The season begins in April when they begin planting, which continues for about a month. After planting, they need to begin tending to the plants with fertilizer, and this year, additional irrigation. They begin harvesting early varieties, such as white potatoes, in late July and continue with other varieties until early November.

Before harvesting, a spray is used to kill off the leaves and vines of the potato plants. This stops growth and makes the skin of the potatoes tougher. Without taking this step, the potato skins would come off when the potatoes go through the washer and grater, making them harder to sell. For white varieties, it takes the potato skin 7-10 days to set after the plant matter dies before the potatoes are ready to be harvested. For the russets it takes two weeks, and for the red varieties it takes three to four weeks.

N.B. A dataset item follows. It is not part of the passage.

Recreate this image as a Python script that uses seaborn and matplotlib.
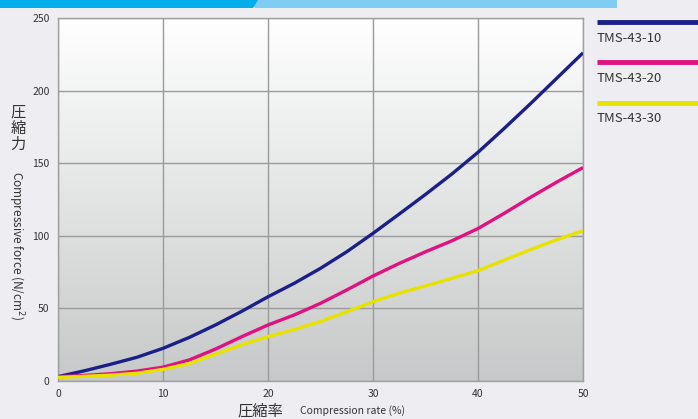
import numpy as np
import pandas as pd
import matplotlib.pyplot as plt
import seaborn as sns
from matplotlib.patches import Polygon
from matplotlib.lines import Line2D

# ==========================================================
# data
# ==========================================================
rate = [0, 2.5, 5, 7.5, 10, 12.5, 15, 17.5, 20, 22.5, 25,
        27.5, 30, 32.5, 35, 37.5, 40, 42.5, 45, 47.5, 50]
tms10 = [3, 7, 11.5, 16.3, 22.5, 30, 38.6, 48, 58, 67.3, 77.6,
         89, 101.7, 115, 128.5, 142.5, 157.5, 174, 191, 208.5, 226]
tms20 = [3, 3.8, 5, 6.8, 9.5, 14.5, 22, 30.5, 38.6, 45.5, 53.5,
         62.7, 72.3, 81, 89, 96.5, 105, 115.5, 126.5, 137, 147]
tms30 = [2.5, 3.2, 4, 5.3, 8, 12, 18.5, 25, 30.5, 35.5, 41,
         47.7, 54.6, 60.5, 65.5, 70.7, 76, 83.3, 90.5, 97.3, 103.5]
series_names = ["TMS-43-10", "TMS-43-20", "TMS-43-30"]
colors = ["#1c1f88", "#e0127f", "#e8e200"]
x_ticks = [0, 10, 20, 30, 40, 50]
y_ticks = [0, 50, 100, 150, 200, 250]

df = pd.DataFrame({"rate": rate, series_names[0]: tms10,
                   series_names[1]: tms20, series_names[2]: tms30})
long_df = df.melt(id_vars="rate", var_name="series", value_name="force")

sns.set_style("white")
plt.rcParams["font.family"] = ["Noto Sans CJK JP", "DejaVu Sans"]

fig = plt.figure(figsize=(6.98, 4.19), dpi=100)
fig.patch.set_facecolor("#eeedf2")
ax = fig.add_axes([58 / 698, 38 / 419, 525 / 698, 363 / 419])

# gradient background of the plot area
grad = np.linspace(1, 0, 256).reshape(-1, 1)
top = np.array([1.0, 1.0, 1.0])
bot = np.array([0.78, 0.79, 0.79])
img = top * grad[..., None] + bot * (1 - grad[..., None])
ax.imshow(img, extent=[0, 1, 0, 1], transform=ax.transAxes, aspect="auto", zorder=0)

sns.lineplot(data=long_df, x="rate", y="force", hue="series", palette=colors,
             linewidth=2.4, ax=ax, legend=False, zorder=3)
for ln in ax.get_lines():
    ln.set_solid_capstyle("butt")
    ln.set_solid_joinstyle("round")

ax.set_xlim(0, 50)
ax.set_ylim(0, 250)
ax.set_xticks(x_ticks)
ax.set_yticks(y_ticks)
ax.grid(True, color="#9a9a9a", linewidth=1, zorder=1)
for ln in ax.get_xgridlines() + ax.get_ygridlines():
    ln.set_zorder(1)
for sp in ax.spines.values():
    sp.set_color("#a0a0a0")
    sp.set_linewidth(1)
ax.tick_params(axis="both", length=4, width=1, color="#a0a0a0", labelsize=7.5,
               labelcolor="#333333", pad=2)
ax.set_xlabel("")
ax.set_ylabel("")

# axis titles
fig.text(18 / 698, 1 - 128 / 419, "圧\n縮\n力", fontsize=11, color="#333333",
         ha="center", va="center", linespacing=0.95)
fig.text(16 / 698, 1 - 246 / 419, "Compressive force (N/cm$^2$)", fontsize=8.5,
         color="#333333", rotation=270, ha="center", va="center")
fig.text(260 / 698, 1 - 411 / 419, "圧縮率", fontsize=11, color="#333333",
         ha="center", va="center")
fig.text(353 / 698, 1 - 411 / 419, "Compression rate (%)", fontsize=7.5,
         color="#333333", ha="center", va="center")

# legend drawn at the right margin
leg_y = [22, 62, 103]
for name, c, yy in zip(series_names, colors, leg_y):
    fig.add_artist(Line2D([597 / 698, 1.0], [1 - yy / 419] * 2, color=c,
                          linewidth=3.5, solid_capstyle="butt"))
    fig.text(597 / 698, 1 - (yy + 16) / 419, name, fontsize=9.5, color="#333333",
             ha="left", va="center")

# banner on top
fig.add_artist(Polygon([[250 / 698, 1], [617 / 698, 1], [617 / 698, 1 - 8 / 419],
                        [255 / 698, 1 - 8 / 419]], closed=True,
                       facecolor="#80cdf3", edgecolor="none", transform=fig.transFigure))
fig.add_artist(Polygon([[0, 1], [258 / 698, 1], [253 / 698, 1 - 8 / 419],
                        [0, 1 - 8 / 419]], closed=True,
                       facecolor="#00aeeb", edgecolor="none", transform=fig.transFigure))

fig.savefig("out.png", dpi=100, facecolor=fig.get_facecolor())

Harvesting the potatoes requires two different pieces of equipment, both pulled by tractors. The first is a windrower, a machine that pulls up four rows of potatoes from the ground, and places it on the next four rows, consolidating what would have been eight rows into four. This makes it so that the four-row harvester only has half as much work.

The harvester uses a conveyer to pick the potatoes up and dump them into a truck driving beside the harvester. From there, the potatoes are brought to be washed, grated and packaged either into five-pound bags sold to retailers or 50-pound boxes sold to food businesses and restaurants.